### [TASK INPUTS]
____________________
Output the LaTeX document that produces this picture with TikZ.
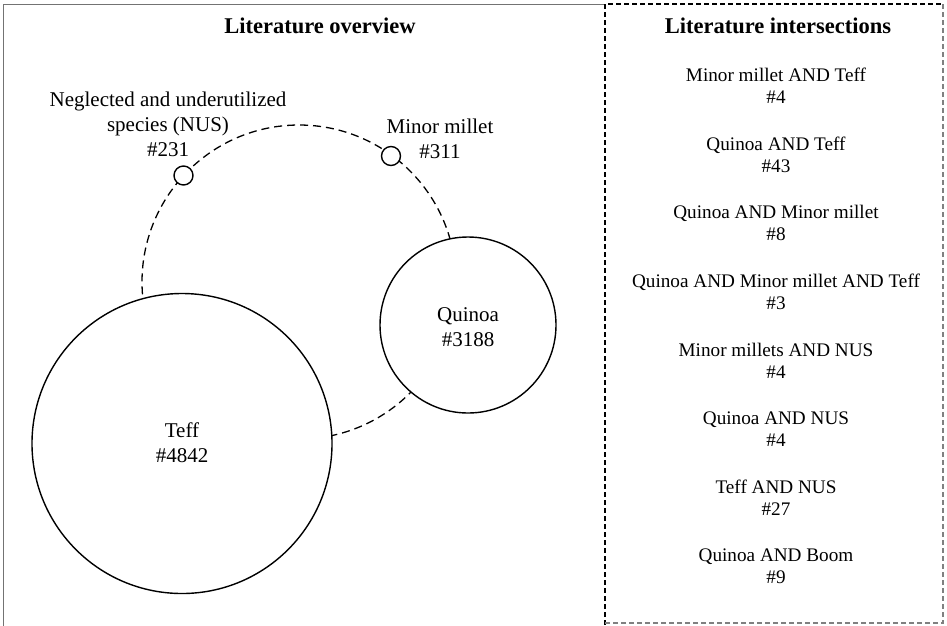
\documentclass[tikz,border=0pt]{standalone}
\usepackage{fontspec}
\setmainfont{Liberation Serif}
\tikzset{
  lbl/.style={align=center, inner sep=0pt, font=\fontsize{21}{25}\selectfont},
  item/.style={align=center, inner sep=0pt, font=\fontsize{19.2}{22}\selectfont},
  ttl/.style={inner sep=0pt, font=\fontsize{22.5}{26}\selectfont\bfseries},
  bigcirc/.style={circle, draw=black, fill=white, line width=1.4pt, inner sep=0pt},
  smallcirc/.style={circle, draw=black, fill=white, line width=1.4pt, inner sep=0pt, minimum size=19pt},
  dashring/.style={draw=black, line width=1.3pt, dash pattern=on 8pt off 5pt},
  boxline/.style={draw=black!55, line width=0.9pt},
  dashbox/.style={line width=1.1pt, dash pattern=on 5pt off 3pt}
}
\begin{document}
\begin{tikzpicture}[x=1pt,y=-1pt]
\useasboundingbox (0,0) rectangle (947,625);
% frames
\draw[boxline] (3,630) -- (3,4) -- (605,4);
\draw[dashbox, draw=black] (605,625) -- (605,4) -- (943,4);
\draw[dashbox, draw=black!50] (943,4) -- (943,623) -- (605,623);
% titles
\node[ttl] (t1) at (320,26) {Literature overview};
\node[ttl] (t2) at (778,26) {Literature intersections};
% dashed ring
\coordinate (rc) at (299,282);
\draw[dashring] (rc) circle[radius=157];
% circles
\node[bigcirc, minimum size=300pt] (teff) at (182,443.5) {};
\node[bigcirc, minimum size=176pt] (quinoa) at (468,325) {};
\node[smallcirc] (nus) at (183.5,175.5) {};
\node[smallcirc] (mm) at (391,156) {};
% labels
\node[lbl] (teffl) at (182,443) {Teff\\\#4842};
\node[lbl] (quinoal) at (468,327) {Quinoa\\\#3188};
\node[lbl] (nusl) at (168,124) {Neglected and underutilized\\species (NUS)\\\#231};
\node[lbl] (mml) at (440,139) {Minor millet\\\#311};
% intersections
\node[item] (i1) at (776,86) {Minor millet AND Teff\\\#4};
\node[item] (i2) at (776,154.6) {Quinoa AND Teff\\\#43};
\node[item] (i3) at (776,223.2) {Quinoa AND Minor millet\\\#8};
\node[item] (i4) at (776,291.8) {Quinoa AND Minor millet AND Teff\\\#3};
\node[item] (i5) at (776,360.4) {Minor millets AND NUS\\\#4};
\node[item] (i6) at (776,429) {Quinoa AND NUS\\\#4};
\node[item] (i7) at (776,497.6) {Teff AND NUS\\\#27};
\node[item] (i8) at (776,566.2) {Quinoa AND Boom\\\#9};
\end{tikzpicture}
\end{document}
____________________
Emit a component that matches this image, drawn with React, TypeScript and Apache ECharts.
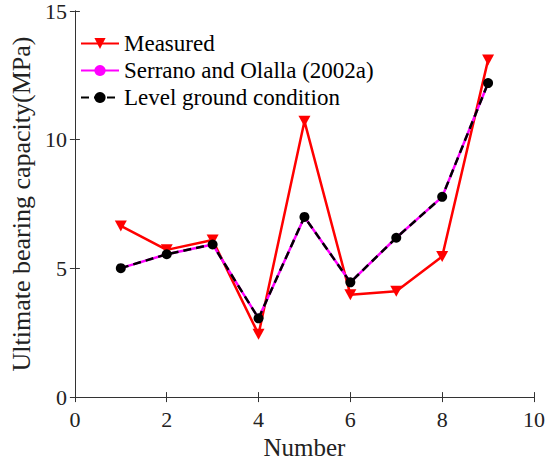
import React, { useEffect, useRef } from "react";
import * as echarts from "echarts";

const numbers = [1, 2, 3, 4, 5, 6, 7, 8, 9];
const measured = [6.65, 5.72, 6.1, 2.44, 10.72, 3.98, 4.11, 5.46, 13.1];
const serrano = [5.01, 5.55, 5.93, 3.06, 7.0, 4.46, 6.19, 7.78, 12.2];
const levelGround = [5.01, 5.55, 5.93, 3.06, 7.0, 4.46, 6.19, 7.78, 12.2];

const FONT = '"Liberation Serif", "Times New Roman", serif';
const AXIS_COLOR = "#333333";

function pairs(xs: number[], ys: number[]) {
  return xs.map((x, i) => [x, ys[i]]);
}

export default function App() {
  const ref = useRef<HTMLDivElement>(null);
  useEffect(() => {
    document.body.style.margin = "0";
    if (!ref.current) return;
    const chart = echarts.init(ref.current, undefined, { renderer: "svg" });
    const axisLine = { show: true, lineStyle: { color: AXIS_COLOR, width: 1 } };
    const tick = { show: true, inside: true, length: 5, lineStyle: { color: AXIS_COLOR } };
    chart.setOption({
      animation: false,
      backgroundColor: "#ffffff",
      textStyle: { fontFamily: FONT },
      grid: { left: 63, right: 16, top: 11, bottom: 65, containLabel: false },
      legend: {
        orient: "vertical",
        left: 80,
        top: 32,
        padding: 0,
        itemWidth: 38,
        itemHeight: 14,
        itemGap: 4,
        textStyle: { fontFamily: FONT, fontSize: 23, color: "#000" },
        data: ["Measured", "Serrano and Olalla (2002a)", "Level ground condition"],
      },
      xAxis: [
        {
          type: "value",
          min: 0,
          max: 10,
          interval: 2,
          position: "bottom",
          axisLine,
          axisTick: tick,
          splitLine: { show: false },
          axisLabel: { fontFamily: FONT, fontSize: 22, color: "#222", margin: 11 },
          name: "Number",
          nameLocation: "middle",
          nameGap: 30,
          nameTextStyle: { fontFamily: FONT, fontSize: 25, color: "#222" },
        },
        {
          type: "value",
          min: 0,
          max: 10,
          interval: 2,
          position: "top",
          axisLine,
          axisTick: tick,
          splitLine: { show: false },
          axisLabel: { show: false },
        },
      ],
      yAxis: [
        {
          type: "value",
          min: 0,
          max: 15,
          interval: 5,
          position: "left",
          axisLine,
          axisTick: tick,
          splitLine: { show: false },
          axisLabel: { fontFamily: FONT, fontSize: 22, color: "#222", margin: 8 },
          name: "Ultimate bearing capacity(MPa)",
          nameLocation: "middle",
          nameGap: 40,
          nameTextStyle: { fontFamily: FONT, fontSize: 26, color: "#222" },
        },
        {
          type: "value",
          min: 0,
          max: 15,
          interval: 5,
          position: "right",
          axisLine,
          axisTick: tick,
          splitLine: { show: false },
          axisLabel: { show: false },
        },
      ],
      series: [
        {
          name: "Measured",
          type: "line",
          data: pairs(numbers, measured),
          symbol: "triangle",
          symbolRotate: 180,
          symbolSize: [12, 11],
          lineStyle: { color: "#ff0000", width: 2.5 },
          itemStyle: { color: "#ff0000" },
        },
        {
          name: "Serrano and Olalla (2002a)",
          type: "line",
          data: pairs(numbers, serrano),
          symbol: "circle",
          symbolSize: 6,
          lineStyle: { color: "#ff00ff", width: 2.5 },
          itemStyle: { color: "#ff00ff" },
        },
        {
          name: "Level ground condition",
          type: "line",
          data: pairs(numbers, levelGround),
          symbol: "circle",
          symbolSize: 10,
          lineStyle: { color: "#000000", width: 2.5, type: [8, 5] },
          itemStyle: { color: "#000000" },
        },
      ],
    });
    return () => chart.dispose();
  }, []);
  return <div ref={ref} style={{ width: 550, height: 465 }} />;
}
____________________
### [WHAT YOU SHOULD DO]
State how many lines in the records above contain the word "that", giving only the number.

### [RESULT OF THE EXERCISE]
2